[GOAL]: Print the material below exactly as it stands, please, from its first line to the line holding "const vGaps: Record<number, number[]>", with no pictures.

[SOURCE MATERIAL]:
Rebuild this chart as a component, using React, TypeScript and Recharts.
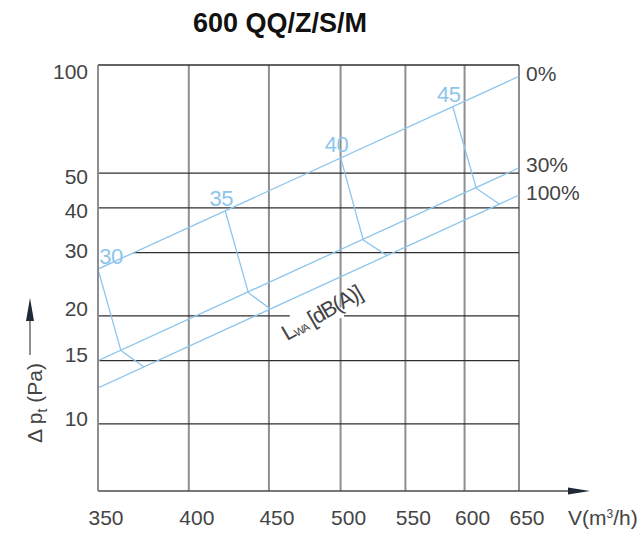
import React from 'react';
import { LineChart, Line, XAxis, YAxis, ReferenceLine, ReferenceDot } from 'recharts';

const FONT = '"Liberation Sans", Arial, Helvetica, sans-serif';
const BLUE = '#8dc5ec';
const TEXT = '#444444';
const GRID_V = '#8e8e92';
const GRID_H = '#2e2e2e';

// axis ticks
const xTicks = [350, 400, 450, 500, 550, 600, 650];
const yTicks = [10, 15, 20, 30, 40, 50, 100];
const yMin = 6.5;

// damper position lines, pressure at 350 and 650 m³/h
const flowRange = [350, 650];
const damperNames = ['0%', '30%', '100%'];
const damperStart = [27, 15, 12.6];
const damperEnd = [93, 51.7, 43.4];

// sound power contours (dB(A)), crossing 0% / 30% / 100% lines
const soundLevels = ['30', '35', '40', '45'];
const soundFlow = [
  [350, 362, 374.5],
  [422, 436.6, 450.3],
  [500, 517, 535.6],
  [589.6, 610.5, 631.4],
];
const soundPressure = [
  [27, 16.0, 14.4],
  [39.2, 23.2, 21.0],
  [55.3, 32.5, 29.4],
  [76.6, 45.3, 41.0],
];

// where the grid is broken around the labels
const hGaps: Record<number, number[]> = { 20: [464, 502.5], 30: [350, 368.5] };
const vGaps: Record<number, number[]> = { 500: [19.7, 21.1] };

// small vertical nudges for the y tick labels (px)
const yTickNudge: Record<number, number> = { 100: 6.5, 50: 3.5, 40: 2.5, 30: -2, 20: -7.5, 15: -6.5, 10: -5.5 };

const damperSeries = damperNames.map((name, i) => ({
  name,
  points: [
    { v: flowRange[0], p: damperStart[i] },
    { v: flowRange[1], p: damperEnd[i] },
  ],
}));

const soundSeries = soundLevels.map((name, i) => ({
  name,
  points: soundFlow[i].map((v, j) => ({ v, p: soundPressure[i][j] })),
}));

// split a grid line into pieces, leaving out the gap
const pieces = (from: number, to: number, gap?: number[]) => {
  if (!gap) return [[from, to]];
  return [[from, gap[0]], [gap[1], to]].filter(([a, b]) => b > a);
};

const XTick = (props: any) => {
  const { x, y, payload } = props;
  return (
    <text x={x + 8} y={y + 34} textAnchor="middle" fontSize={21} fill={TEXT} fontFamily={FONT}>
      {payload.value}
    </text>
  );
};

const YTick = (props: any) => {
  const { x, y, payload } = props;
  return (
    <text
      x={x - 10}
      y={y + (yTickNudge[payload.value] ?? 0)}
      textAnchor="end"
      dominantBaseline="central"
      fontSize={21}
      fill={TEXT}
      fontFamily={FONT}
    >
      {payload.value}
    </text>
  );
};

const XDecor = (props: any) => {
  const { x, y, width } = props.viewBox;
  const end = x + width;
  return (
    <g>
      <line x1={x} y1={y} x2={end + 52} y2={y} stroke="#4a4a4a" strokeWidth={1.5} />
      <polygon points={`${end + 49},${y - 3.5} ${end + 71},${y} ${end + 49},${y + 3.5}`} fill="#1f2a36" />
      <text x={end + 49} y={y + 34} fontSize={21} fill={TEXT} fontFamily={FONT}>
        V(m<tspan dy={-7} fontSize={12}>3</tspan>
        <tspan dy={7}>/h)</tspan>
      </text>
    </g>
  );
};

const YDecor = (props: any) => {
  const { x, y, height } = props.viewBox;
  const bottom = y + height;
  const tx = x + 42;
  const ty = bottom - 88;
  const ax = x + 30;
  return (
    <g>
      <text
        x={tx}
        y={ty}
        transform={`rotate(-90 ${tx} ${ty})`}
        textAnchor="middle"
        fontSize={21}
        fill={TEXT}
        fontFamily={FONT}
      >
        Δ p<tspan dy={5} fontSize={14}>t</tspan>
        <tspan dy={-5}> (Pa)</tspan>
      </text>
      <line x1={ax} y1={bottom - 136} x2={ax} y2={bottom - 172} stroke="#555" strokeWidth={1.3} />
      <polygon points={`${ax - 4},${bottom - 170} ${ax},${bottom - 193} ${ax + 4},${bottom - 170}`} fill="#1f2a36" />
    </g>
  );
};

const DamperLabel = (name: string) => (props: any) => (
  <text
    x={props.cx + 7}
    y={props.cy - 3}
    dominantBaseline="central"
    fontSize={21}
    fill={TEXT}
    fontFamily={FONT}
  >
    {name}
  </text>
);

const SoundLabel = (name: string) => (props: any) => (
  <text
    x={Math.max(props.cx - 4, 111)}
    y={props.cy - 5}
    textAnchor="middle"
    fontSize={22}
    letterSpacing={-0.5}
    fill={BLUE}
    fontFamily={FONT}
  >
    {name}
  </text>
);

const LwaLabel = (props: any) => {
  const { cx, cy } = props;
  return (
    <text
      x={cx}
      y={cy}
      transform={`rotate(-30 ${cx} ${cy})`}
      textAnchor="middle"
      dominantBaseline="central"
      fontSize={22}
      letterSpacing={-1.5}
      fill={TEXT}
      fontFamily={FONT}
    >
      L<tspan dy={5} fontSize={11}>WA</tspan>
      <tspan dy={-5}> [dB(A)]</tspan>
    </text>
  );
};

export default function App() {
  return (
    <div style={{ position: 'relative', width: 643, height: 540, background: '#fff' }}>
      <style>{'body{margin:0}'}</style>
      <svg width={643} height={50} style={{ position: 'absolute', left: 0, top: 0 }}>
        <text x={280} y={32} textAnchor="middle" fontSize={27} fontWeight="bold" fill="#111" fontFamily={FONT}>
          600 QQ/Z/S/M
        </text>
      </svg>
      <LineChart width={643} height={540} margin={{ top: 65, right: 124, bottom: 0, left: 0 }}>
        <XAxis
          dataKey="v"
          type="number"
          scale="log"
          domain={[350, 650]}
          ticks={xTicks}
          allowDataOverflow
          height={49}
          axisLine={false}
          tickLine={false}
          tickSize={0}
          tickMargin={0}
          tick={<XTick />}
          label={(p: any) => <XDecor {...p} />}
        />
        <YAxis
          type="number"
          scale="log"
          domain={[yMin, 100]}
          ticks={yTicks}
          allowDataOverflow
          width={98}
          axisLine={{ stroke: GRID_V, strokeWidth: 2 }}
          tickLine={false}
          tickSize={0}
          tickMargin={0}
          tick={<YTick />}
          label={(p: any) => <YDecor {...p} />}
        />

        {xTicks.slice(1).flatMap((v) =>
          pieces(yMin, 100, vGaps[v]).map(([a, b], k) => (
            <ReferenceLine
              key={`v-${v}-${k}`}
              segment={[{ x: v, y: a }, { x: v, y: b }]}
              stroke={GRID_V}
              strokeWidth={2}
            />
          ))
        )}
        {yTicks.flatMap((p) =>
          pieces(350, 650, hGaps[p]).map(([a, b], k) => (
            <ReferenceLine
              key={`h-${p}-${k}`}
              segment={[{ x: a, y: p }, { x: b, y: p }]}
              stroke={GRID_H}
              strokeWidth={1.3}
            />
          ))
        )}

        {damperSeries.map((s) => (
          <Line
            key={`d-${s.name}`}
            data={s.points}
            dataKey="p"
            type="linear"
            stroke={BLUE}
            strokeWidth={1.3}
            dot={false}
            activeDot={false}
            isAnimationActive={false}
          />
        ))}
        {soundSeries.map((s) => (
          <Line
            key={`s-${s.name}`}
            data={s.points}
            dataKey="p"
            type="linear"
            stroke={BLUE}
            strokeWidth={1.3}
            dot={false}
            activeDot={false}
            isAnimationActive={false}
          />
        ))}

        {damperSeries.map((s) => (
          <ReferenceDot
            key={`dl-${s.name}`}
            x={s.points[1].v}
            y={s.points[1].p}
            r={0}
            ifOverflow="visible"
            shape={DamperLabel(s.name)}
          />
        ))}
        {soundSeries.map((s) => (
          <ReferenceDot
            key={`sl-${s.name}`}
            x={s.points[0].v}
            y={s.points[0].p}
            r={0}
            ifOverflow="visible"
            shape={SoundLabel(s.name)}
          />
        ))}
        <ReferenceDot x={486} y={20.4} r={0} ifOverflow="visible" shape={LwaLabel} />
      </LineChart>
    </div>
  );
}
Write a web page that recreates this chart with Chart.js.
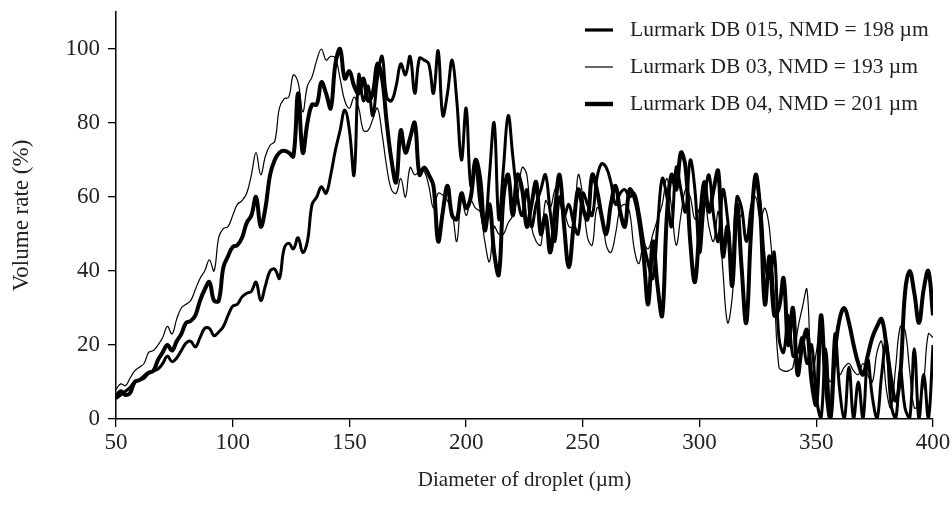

[RESULT OF THIS TASK]:
Rebuild this chart as a component, using React, TypeScript and Recharts.
import React from 'react';
import { LineChart, Line, XAxis, YAxis, ReferenceLine, ReferenceDot } from 'recharts';

const FONT = '"Liberation Sans", Arial, Helvetica, sans-serif';
const BLUE = '#8dc5ec';
const TEXT = '#444444';
const GRID_V = '#8e8e92';
const GRID_H = '#2e2e2e';

// axis ticks
const xTicks = [350, 400, 450, 500, 550, 600, 650];
const yTicks = [10, 15, 20, 30, 40, 50, 100];
const yMin = 6.5;

// damper position lines, pressure at 350 and 650 m³/h
const flowRange = [350, 650];
const damperNames = ['0%', '30%', '100%'];
const damperStart = [27, 15, 12.6];
const damperEnd = [93, 51.7, 43.4];

// sound power contours (dB(A)), crossing 0% / 30% / 100% lines
const soundLevels = ['30', '35', '40', '45'];
const soundFlow = [
  [350, 362, 374.5],
  [422, 436.6, 450.3],
  [500, 517, 535.6],
  [589.6, 610.5, 631.4],
];
const soundPressure = [
  [27, 16.0, 14.4],
  [39.2, 23.2, 21.0],
  [55.3, 32.5, 29.4],
  [76.6, 45.3, 41.0],
];

// where the grid is broken around the labels
const hGaps: Record<number, number[]> = { 20: [464, 502.5], 30: [350, 368.5] };
const vGaps: Record<number, number[]> = { 500: [19.7, 21.1] };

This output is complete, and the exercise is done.